> _Task_: Lines containing the string "recreates" are to be collected in full.

> _Data shown_:
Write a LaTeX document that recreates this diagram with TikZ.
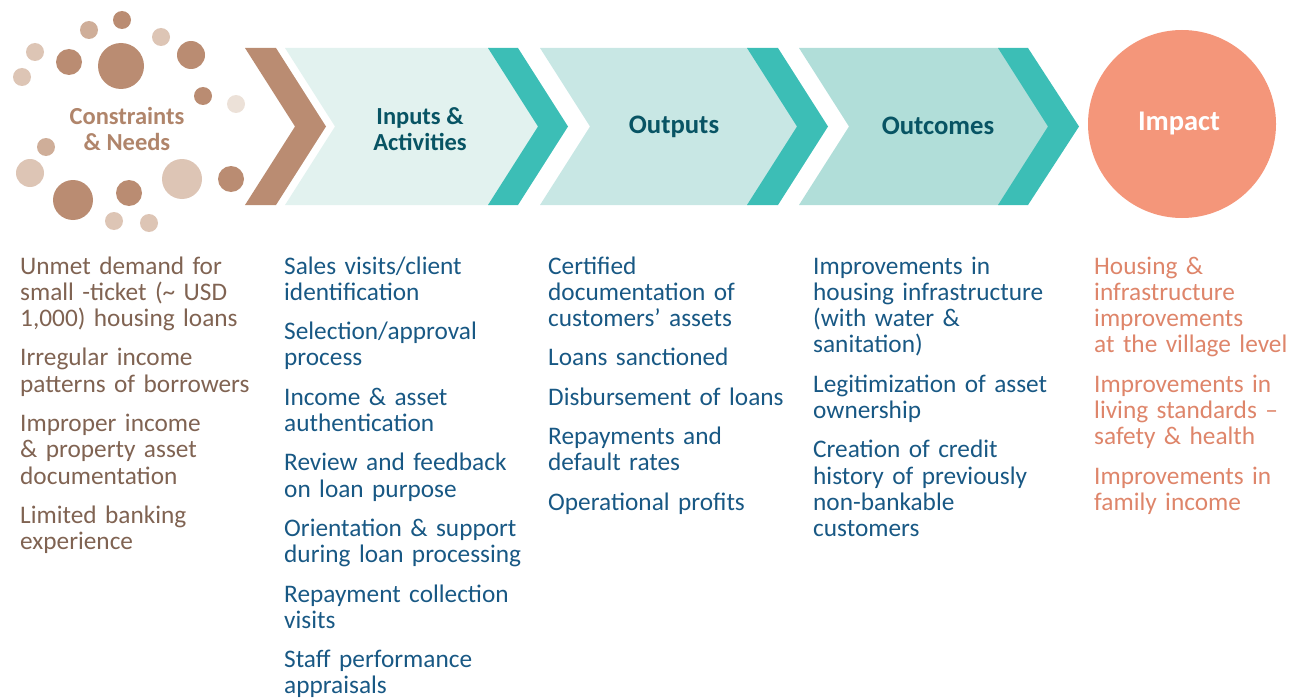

...

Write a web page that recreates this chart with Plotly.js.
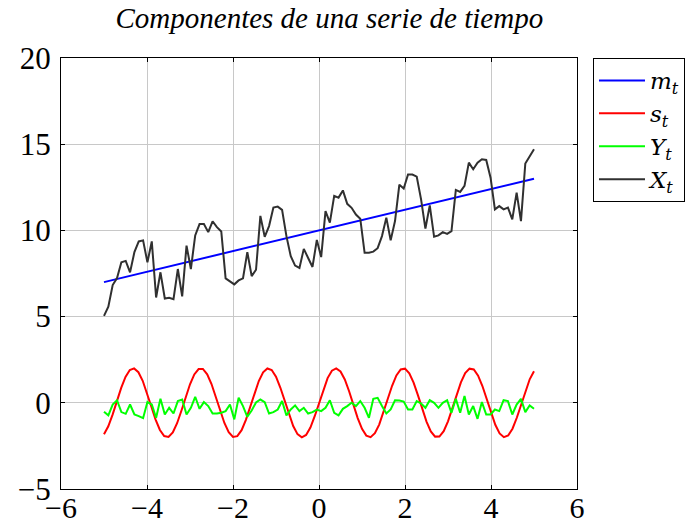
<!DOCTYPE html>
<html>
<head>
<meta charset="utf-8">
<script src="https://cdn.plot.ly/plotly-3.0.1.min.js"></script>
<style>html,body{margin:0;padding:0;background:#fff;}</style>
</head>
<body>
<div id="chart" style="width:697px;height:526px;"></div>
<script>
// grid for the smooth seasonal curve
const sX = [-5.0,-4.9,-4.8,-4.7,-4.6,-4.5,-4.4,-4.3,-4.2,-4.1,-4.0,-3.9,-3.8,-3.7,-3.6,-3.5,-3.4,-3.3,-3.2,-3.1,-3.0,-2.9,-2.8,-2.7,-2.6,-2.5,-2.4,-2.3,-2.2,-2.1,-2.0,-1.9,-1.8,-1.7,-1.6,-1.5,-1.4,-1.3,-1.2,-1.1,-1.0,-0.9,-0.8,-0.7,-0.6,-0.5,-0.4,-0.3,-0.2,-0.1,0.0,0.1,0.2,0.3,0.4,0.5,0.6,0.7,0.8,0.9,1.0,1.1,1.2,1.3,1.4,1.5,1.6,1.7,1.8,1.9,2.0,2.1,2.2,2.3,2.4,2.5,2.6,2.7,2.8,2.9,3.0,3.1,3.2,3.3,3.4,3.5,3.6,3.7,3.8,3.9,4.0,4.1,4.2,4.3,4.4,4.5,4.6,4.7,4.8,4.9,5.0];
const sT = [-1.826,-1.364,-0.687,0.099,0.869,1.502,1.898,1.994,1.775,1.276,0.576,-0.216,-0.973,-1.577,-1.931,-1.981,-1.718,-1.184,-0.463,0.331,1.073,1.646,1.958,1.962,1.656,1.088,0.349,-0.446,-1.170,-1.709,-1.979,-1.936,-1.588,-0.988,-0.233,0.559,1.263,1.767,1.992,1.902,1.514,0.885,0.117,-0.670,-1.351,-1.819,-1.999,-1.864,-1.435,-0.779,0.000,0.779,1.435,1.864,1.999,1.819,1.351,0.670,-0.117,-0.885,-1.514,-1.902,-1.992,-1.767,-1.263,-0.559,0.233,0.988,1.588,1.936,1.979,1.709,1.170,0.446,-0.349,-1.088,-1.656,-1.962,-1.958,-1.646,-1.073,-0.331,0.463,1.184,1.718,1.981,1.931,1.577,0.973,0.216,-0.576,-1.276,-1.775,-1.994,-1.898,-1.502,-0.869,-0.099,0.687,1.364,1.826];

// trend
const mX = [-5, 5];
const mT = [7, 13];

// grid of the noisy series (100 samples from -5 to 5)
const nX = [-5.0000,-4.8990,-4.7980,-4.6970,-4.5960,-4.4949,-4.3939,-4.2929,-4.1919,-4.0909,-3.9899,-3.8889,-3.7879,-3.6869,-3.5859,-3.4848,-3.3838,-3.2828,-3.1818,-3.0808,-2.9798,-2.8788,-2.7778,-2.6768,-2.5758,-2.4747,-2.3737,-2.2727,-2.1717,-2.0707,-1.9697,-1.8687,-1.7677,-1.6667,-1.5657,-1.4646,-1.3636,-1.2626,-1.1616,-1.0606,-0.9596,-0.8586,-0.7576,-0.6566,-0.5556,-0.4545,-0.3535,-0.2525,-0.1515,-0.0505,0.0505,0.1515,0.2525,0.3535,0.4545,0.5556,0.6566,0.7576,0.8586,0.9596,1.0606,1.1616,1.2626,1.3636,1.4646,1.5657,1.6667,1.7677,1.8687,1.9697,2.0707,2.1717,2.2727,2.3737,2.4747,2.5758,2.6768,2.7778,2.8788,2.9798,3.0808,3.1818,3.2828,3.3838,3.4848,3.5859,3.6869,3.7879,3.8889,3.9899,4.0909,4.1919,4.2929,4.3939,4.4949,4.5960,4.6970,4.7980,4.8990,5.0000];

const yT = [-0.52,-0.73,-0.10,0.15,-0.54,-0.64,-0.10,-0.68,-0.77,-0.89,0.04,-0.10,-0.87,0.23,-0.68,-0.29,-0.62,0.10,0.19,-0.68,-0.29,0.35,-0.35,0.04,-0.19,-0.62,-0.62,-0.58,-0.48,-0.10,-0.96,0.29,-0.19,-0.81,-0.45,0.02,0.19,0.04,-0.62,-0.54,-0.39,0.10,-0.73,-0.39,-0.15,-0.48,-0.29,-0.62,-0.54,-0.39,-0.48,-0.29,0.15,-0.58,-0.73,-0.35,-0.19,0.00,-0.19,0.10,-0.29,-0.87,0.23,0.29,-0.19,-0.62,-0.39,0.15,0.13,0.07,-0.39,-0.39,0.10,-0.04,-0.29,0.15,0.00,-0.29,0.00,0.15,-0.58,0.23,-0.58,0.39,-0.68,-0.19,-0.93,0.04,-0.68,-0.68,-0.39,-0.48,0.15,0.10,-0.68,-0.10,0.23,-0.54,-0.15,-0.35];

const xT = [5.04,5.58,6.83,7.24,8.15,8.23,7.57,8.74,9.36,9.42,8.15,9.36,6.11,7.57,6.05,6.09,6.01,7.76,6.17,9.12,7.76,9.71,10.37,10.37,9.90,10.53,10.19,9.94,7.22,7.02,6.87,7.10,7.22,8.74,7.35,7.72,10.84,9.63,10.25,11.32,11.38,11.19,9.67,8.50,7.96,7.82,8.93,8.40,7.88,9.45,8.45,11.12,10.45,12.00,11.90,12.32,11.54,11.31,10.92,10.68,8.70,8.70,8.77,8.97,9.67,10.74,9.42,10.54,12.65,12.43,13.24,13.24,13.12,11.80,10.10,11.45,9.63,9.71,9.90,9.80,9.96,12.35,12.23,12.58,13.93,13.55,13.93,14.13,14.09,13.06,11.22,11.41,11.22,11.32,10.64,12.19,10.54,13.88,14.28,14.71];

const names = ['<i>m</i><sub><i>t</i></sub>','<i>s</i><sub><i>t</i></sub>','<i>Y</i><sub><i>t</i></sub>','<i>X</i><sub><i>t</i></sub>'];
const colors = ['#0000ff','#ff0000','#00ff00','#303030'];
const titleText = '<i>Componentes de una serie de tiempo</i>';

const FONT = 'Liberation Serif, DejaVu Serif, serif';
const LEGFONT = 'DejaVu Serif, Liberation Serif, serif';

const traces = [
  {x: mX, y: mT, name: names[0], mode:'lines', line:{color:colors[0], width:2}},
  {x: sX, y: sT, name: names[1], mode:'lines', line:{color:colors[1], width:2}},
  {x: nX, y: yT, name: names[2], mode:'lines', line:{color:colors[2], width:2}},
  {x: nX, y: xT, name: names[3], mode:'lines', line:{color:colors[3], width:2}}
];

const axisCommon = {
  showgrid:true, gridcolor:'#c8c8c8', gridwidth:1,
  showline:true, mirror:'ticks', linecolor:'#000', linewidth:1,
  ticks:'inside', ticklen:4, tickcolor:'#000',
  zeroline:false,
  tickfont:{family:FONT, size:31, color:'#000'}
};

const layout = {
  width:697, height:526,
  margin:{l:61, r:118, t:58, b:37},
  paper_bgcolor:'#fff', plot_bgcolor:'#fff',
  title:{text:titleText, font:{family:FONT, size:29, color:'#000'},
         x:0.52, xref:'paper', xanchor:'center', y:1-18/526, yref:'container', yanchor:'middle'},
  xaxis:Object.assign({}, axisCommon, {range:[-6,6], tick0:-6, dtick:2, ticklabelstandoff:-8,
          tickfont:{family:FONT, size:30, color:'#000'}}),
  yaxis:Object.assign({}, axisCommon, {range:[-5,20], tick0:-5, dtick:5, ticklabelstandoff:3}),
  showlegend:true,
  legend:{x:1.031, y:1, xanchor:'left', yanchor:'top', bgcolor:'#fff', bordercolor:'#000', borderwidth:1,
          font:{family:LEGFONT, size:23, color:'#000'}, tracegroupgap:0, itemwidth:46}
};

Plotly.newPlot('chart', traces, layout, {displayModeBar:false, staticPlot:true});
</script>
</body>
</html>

> _Exercise result_:
Write a LaTeX document that recreates this diagram with TikZ.
Write a web page that recreates this chart with Plotly.js.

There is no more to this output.